Dirt City Archives
¡Un Grito Electrico!
The Chinese Love Beads
Not long ago, the musical road between the ’Burque and El Chuco (that’s El Paso, Texas, to you) was well-traveled. It was easy to find records by Paseños such as Faction X, Not So Happy or Fall On Deaf Ears. Since many Tejano punks were from El Barrio de Ysleta with familia across the border, they also opened that path to exciting Juárez outfits like Setenta Dos Horas. In El Chuco one evening, my greatest regret was having to decline an invitation to a show en otro lado over the Rio Grande. A guero like me couldn’t have asked for a better escort, but being on the New Mexico state payroll I had to work early next morning with a clear head sin crudo.
The best of the bunch—The Chinese Love Beads—called El Paso, Ciudad Juárez and Albuquerque home. De veras, the international border created by the 1848 Treaty of Guadalupe Hidalgo never held much authority on Chuco’s south side anyway.
Unlike the slew of stateside garage punks who styled their look and sound after some imagined ’60s throwback, The Love Beads were twice as raw and 10 times as real. When you grow up in the barrio, glorifying the trash side of life (as suburban white punks tend to do) is not important. Your lo-fi wail is your grito, your passion-filled declaration of who you are and where you’re from.
The Chinese Love Beads was tough without having to try. Sometimes a four piece, sometimes a trio, the band was always fierce as chinga. The three-man lineup is the one I knew best. Frontman Ernie “Guido” Ybarra howled vocals that were as distorted as a Danelectro Shorthorn guitar played through a gritty tube amp. He thumped grimy basslines while Pauli B. (now Pablo Novelas of The Dirty Novels) slashed some of the most furious riffs he’s ever played.
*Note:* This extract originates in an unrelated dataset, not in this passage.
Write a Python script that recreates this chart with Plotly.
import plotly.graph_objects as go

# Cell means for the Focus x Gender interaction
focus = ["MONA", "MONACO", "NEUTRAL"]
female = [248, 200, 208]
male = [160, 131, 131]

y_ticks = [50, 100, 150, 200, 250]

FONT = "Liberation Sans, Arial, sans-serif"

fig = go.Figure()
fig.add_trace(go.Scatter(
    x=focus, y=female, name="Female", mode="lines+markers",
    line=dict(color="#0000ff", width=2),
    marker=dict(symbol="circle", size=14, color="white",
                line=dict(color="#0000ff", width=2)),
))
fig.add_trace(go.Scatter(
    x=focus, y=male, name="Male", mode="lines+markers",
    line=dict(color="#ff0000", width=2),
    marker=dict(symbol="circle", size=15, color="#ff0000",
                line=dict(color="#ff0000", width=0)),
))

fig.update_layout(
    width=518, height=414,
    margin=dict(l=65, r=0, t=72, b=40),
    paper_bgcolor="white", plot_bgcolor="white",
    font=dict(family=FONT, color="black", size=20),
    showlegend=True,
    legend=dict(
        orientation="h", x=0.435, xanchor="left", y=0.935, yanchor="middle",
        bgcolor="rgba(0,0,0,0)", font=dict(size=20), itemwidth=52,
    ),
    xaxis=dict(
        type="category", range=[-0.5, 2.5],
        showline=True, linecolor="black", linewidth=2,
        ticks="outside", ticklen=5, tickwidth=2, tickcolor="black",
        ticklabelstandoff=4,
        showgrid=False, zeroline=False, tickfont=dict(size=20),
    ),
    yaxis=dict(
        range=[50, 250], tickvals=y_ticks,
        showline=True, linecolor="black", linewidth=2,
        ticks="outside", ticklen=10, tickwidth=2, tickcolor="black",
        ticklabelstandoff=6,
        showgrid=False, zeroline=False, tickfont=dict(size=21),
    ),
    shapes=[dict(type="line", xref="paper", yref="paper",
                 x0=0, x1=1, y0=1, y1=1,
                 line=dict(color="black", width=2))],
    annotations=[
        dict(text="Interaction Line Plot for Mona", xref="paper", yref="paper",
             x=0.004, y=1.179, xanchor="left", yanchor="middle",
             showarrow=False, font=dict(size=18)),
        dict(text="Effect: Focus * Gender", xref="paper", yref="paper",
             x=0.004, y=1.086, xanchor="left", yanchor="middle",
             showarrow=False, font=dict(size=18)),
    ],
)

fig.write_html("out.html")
Drummer Mike Morales (later of proto-emo band Siva) punched the largest set of pots I’ve ever seen, sounding like John Bonham and Neil Peart rolled into one robust package.
The band released a few 7-inch singles on its own Discos Yucky Bus / Vaselino Productions label, but my ferocious favorite is the self-titled release recorded, mixed and distributed in the late ’90s by Bob Tower (of defunct record and book store Mind Over Matter). Side B never fails to get me out of my chair and jumping around the room. Although I can’t zip it up anymore, I still wear my old blue-collar jacket and its Chinese Love Beads patch con mucho orgullo.